On Tuesday five people had to be taken to hospital after a tractor accident on the set of the long-running police drama. Two days later it was announced that filming of both Heartbeat and its spin-off hospital series, The Royal, have been suspended indefinitely because of a backlog of shows.
Now a new fear is stalking this small community of honey-coloured cottages set high in the glorious heather landscape. A fear that the failure of Heartbeat to return to our screens could signal the death of the lucrative tourist trade that has grown up around the programme.
In 1992, following the arrival in the moors of fresh-faced London copper Nick Rowan (then played by EastEnders' heartthrob Nick Berry) the number of people visiting Goathland soared to a peak of 1.2 million a year. Companies now advertise day-trips for pilgrims eager to catch a glimpse of the familiar places frequented by characters such as loveable rogue Claude Greengrass or saintly district nurse Maggie Bolton. But yesterday many in the village were looking to the future with a growing sense of uncertainty.
A woman working at the post office and souvenir shop, who asked only to be identified as Ann, said she feared some might stop coming. "Goathland is not just known for Heartbeat, but what we might lose are the coachloads of day-trippers who come for a short time, spend their money and go home. It is because of the summer that we survive here in the winter," she said.
Keith Richardson, who for 24 years has run the Goathland Hotel (better known to viewers as the Aidensfield Arms) said he would wait and see. "It has been a tourist village since before Heartbeat. We have heard this sort of thing over the previous years about contracts not being signed and so on, so we don't take much notice. I'll wait for the proper announcement."
Emma Bruce, who runs Rose Cottage bed and breakfast with her partner, said the village would still be able to fall back on its other attractions – the superb walking and the ever popular North York Moors steam railway. "Our guests come for many different reasons. A lot come for the railway so unless they close that down we will be all right," she said.
At its peak in the 1990s more than 15 million people tuned in every week to watch the dramatisation of Nicholas Rhea's Constable novels.
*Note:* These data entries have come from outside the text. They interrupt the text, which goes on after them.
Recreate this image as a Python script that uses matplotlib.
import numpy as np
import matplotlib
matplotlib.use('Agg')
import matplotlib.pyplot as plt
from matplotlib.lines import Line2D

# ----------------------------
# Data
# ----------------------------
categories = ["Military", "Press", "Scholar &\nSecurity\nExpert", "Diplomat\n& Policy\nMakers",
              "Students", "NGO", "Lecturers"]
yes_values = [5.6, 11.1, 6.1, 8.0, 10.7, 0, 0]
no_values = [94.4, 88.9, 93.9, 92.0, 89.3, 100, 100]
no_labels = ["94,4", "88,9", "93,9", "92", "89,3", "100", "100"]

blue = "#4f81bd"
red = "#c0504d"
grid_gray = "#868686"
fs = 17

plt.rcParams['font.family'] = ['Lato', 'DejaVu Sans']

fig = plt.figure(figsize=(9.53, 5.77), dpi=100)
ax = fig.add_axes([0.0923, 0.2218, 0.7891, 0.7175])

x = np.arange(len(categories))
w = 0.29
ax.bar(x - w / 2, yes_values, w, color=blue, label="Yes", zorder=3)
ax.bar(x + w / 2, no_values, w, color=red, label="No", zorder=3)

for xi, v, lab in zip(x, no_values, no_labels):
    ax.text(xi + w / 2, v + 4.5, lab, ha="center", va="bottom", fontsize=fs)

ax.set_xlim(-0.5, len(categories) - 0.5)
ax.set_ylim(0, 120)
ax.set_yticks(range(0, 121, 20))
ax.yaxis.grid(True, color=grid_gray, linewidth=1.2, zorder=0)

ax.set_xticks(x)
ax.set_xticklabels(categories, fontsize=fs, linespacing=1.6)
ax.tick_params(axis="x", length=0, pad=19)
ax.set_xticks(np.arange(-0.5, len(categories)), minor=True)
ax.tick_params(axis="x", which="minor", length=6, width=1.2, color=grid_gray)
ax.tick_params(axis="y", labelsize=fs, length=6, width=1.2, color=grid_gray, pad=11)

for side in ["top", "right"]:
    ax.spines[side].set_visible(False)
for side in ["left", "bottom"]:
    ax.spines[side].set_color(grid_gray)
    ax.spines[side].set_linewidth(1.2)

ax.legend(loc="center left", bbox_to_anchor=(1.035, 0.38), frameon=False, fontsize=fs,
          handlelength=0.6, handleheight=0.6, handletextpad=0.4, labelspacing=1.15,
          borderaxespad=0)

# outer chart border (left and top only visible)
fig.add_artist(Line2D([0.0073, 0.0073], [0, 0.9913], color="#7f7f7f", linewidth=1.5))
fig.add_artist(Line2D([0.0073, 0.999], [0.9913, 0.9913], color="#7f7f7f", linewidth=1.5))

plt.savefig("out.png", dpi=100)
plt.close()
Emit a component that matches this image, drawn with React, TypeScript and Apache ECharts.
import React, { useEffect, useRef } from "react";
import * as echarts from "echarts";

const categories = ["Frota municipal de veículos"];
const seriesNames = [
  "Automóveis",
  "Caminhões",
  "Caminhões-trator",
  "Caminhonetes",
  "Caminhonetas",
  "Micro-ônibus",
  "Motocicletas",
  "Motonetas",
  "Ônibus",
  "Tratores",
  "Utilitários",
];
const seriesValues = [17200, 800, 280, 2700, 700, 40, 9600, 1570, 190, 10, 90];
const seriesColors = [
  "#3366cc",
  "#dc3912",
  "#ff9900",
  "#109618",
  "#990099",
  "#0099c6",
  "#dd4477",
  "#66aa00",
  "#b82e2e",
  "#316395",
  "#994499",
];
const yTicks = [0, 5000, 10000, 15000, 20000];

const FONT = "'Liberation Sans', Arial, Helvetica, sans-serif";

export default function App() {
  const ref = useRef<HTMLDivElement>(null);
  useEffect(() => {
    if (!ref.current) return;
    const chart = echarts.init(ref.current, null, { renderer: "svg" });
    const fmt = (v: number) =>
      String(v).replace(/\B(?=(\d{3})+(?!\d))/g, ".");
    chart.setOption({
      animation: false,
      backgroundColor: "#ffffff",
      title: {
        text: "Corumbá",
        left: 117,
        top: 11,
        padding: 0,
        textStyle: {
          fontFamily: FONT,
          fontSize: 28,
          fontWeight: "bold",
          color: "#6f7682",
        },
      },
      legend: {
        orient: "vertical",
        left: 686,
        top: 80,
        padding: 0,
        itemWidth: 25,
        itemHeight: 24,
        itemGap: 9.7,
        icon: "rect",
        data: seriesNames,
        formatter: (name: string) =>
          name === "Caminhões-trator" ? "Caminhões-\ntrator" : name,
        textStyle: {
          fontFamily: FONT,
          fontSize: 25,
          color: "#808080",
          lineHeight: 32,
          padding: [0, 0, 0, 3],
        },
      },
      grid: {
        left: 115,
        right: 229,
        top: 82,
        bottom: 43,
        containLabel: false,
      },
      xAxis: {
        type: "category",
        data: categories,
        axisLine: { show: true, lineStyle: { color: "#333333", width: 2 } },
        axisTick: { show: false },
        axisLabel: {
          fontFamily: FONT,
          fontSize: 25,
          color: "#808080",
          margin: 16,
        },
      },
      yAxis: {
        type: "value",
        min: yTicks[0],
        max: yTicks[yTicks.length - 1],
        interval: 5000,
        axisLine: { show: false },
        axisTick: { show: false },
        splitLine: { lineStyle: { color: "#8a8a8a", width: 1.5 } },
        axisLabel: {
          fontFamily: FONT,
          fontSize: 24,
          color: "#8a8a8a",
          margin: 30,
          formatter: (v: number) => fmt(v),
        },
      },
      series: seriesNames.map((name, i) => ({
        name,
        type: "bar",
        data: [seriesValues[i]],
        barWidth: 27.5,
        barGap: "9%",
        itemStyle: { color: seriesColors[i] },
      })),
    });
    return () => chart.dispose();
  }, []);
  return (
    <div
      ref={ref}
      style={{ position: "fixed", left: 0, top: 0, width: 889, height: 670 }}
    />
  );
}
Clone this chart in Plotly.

Despite being set in the 1960s, the summer of love and the sexual revolution only occasionally punctured the Aidensfield idyll. But that was how the fans liked it, and Heartbeat's blend of gentle nostalgia and stunning scenery became one of the biggest hits of recent decades, running for 18 series so far. Recent ratings have slipped to below six million, and production is now being halted amid crumbling advertising revenues, though ITV insists it is not axing the show just yet.